● **Prompt**: Restate each line word for word. Leave out every picture.
***** Information supplied
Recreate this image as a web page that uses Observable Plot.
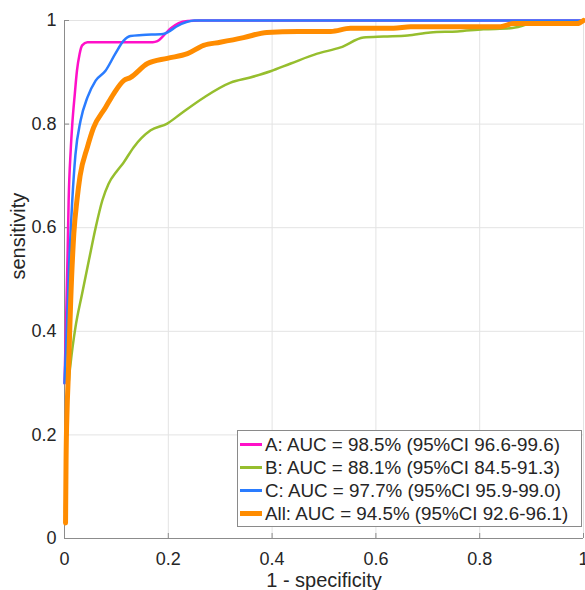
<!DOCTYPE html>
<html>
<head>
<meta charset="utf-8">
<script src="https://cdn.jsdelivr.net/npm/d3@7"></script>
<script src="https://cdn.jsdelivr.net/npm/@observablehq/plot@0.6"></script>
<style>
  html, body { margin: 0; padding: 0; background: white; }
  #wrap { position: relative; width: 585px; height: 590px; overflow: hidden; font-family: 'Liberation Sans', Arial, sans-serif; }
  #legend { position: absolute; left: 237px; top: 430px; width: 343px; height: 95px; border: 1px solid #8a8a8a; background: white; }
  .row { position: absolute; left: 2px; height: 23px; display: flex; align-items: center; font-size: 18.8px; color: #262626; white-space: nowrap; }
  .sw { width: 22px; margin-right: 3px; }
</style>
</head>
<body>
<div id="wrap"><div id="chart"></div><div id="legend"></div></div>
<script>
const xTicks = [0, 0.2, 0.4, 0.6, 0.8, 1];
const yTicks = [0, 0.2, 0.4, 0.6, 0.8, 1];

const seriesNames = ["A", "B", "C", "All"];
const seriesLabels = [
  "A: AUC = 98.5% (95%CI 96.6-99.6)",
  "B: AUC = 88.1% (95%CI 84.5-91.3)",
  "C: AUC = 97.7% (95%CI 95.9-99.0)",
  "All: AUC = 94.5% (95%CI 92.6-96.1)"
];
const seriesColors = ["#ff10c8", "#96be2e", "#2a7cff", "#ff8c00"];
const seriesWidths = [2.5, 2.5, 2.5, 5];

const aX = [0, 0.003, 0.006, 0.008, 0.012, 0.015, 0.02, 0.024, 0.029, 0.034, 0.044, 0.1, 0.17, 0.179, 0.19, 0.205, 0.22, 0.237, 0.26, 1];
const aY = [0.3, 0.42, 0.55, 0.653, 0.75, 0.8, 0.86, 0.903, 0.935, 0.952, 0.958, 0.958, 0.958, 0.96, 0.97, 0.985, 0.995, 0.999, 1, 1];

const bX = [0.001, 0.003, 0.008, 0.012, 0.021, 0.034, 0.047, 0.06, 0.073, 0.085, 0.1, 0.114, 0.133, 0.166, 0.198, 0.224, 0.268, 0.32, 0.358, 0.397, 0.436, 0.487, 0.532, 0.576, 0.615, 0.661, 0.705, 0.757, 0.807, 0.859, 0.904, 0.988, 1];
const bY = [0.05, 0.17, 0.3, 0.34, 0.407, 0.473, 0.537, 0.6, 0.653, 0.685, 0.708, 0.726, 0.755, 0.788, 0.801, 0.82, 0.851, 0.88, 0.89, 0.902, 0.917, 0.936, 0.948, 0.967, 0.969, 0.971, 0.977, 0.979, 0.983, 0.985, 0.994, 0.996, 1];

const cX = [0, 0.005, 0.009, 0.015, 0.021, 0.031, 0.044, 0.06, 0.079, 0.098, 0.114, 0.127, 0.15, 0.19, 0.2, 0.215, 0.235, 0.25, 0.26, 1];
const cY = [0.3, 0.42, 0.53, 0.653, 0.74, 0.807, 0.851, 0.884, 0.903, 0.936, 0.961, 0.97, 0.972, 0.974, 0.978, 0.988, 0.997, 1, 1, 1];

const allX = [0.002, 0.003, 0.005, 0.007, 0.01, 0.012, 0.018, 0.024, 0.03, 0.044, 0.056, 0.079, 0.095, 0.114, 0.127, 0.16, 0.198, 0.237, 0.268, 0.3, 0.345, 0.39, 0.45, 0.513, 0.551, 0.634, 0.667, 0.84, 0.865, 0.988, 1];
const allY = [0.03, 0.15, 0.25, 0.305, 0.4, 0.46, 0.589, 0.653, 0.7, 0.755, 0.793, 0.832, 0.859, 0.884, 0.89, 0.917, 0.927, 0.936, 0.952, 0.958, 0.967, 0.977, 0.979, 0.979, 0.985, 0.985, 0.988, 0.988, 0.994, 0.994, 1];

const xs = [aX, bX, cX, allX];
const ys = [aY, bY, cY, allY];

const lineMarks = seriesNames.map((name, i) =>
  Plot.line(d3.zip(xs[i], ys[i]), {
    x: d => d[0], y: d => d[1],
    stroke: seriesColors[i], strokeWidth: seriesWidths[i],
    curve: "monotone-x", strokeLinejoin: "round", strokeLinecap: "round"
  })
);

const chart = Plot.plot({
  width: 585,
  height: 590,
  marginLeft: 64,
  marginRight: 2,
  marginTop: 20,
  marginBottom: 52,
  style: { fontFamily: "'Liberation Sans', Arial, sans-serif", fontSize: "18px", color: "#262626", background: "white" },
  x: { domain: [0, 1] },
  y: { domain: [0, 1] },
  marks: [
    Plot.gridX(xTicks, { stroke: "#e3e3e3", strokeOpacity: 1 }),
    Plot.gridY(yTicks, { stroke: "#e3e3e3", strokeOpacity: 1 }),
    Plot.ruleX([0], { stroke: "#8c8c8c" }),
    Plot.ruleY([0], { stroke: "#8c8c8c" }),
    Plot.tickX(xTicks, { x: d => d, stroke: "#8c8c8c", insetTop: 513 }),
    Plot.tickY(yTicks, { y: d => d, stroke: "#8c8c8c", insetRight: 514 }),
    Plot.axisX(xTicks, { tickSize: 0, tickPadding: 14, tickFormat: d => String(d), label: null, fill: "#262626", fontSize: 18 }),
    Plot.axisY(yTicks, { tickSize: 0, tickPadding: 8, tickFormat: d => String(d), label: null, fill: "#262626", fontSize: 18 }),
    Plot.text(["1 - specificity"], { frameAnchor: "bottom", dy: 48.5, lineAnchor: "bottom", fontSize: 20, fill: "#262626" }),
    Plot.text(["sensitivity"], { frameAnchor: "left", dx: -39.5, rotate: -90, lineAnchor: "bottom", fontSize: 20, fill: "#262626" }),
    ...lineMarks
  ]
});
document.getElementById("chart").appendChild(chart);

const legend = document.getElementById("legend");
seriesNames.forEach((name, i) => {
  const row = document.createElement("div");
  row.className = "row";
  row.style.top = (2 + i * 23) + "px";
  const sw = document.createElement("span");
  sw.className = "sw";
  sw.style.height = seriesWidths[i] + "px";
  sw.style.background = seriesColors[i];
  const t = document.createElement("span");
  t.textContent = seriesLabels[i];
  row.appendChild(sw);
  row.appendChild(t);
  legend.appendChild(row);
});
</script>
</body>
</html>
**********
● **Result for this exercise**:
Recreate this image as a web page that uses Observable Plot.
<!DOCTYPE html>
<html>
<head>
<meta charset="utf-8">
<script src="https://cdn.jsdelivr.net/npm/d3@7"></script>
<script src="https://cdn.jsdelivr.net/npm/@observablehq/plot@0.6"></script>
<style>
  html, body { margin: 0; padding: 0; background: white; }
  #wrap { position: relative; width: 585px; height: 590px; overflow: hidden; font-family: 'Liberation Sans', Arial, sans-serif; }
  #legend { position: absolute; left: 237px; top: 430px; width: 343px; height: 95px; border: 1px solid #8a8a8a; background: white; }
  .row { position: absolute; left: 2px; height: 23px; display: flex; align-items: center; font-size: 18.8px; color: #262626; white-space: nowrap; }
  .sw { width: 22px; margin-right: 3px; }
</style>
</head>
<body>
<div id="wrap"><div id="chart"></div><div id="legend"></div></div>
<script>
const xTicks = [0, 0.2, 0.4, 0.6, 0.8, 1];
const yTicks = [0, 0.2, 0.4, 0.6, 0.8, 1];

const seriesNames = ["A", "B", "C", "All"];
const seriesLabels = [
  "A: AUC = 98.5% (95%CI 96.6-99.6)",
  "B: AUC = 88.1% (95%CI 84.5-91.3)",
  "C: AUC = 97.7% (95%CI 95.9-99.0)",
  "All: AUC = 94.5% (95%CI 92.6-96.1)"
];
const seriesColors = ["#ff10c8", "#96be2e", "#2a7cff", "#ff8c00"];
const seriesWidths = [2.5, 2.5, 2.5, 5];

const aX = [0, 0.003, 0.006, 0.008, 0.012, 0.015, 0.02, 0.024, 0.029, 0.034, 0.044, 0.1, 0.17, 0.179, 0.19, 0.205, 0.22, 0.237, 0.26, 1];
const aY = [0.3, 0.42, 0.55, 0.653, 0.75, 0.8, 0.86, 0.903, 0.935, 0.952, 0.958, 0.958, 0.958, 0.96, 0.97, 0.985, 0.995, 0.999, 1, 1];

const bX = [0.001, 0.003, 0.008, 0.012, 0.021, 0.034, 0.047, 0.06, 0.073, 0.085, 0.1, 0.114, 0.133, 0.166, 0.198, 0.224, 0.268, 0.32, 0.358, 0.397, 0.436, 0.487, 0.532, 0.576, 0.615, 0.661, 0.705, 0.757, 0.807, 0.859, 0.904, 0.988, 1];
const bY = [0.05, 0.17, 0.3, 0.34, 0.407, 0.473, 0.537, 0.6, 0.653, 0.685, 0.708, 0.726, 0.755, 0.788, 0.801, 0.82, 0.851, 0.88, 0.89, 0.902, 0.917, 0.936, 0.948, 0.967, 0.969, 0.971, 0.977, 0.979, 0.983, 0.985, 0.994, 0.996, 1];

const cX = [0, 0.005, 0.009, 0.015, 0.021, 0.031, 0.044, 0.06, 0.079, 0.098, 0.114, 0.127, 0.15, 0.19, 0.2, 0.215, 0.235, 0.25, 0.26, 1];
const cY = [0.3, 0.42, 0.53, 0.653, 0.74, 0.807, 0.851, 0.884, 0.903, 0.936, 0.961, 0.97, 0.972, 0.974, 0.978, 0.988, 0.997, 1, 1, 1];

const allX = [0.002, 0.003, 0.005, 0.007, 0.01, 0.012, 0.018, 0.024, 0.03, 0.044, 0.056, 0.079, 0.095, 0.114, 0.127, 0.16, 0.198, 0.237, 0.268, 0.3, 0.345, 0.39, 0.45, 0.513, 0.551, 0.634, 0.667, 0.84, 0.865, 0.988, 1];
const allY = [0.03, 0.15, 0.25, 0.305, 0.4, 0.46, 0.589, 0.653, 0.7, 0.755, 0.793, 0.832, 0.859, 0.884, 0.89, 0.917, 0.927, 0.936, 0.952, 0.958, 0.967, 0.977, 0.979, 0.979, 0.985, 0.985, 0.988, 0.988, 0.994, 0.994, 1];

const xs = [aX, bX, cX, allX];
const ys = [aY, bY, cY, allY];

const lineMarks = seriesNames.map((name, i) =>
  Plot.line(d3.zip(xs[i], ys[i]), {
    x: d => d[0], y: d => d[1],
    stroke: seriesColors[i], strokeWidth: seriesWidths[i],
    curve: "monotone-x", strokeLinejoin: "round", strokeLinecap: "round"
  })
);

const chart = Plot.plot({
  width: 585,
  height: 590,
  marginLeft: 64,
  marginRight: 2,
  marginTop: 20,
  marginBottom: 52,
  style: { fontFamily: "'Liberation Sans', Arial, sans-serif", fontSize: "18px", color: "#262626", background: "white" },
  x: { domain: [0, 1] },
  y: { domain: [0, 1] },
  marks: [
    Plot.gridX(xTicks, { stroke: "#e3e3e3", strokeOpacity: 1 }),
    Plot.gridY(yTicks, { stroke: "#e3e3e3", strokeOpacity: 1 }),
    Plot.ruleX([0], { stroke: "#8c8c8c" }),
    Plot.ruleY([0], { stroke: "#8c8c8c" }),
    Plot.tickX(xTicks, { x: d => d, stroke: "#8c8c8c", insetTop: 513 }),
    Plot.tickY(yTicks, { y: d => d, stroke: "#8c8c8c", insetRight: 514 }),
    Plot.axisX(xTicks, { tickSize: 0, tickPadding: 14, tickFormat: d => String(d), label: null, fill: "#262626", fontSize: 18 }),
    Plot.axisY(yTicks, { tickSize: 0, tickPadding: 8, tickFormat: d => String(d), label: null, fill: "#262626", fontSize: 18 }),
    Plot.text(["1 - specificity"], { frameAnchor: "bottom", dy: 48.5, lineAnchor: "bottom", fontSize: 20, fill: "#262626" }),
    Plot.text(["sensitivity"], { frameAnchor: "left", dx: -39.5, rotate: -90, lineAnchor: "bottom", fontSize: 20, fill: "#262626" }),
    ...lineMarks
  ]
});
document.getElementById("chart").appendChild(chart);

const legend = document.getElementById("legend");
seriesNames.forEach((name, i) => {
  const row = document.createElement("div");
  row.className = "row";
  row.style.top = (2 + i * 23) + "px";
  const sw = document.createElement("span");
  sw.className = "sw";
  sw.style.height = seriesWidths[i] + "px";
  sw.style.background = seriesColors[i];
  const t = document.createElement("span");
  t.textContent = seriesLabels[i];
  row.appendChild(sw);
  row.appendChild(t);
  legend.appendChild(row);
});
</script>
</body>
</html>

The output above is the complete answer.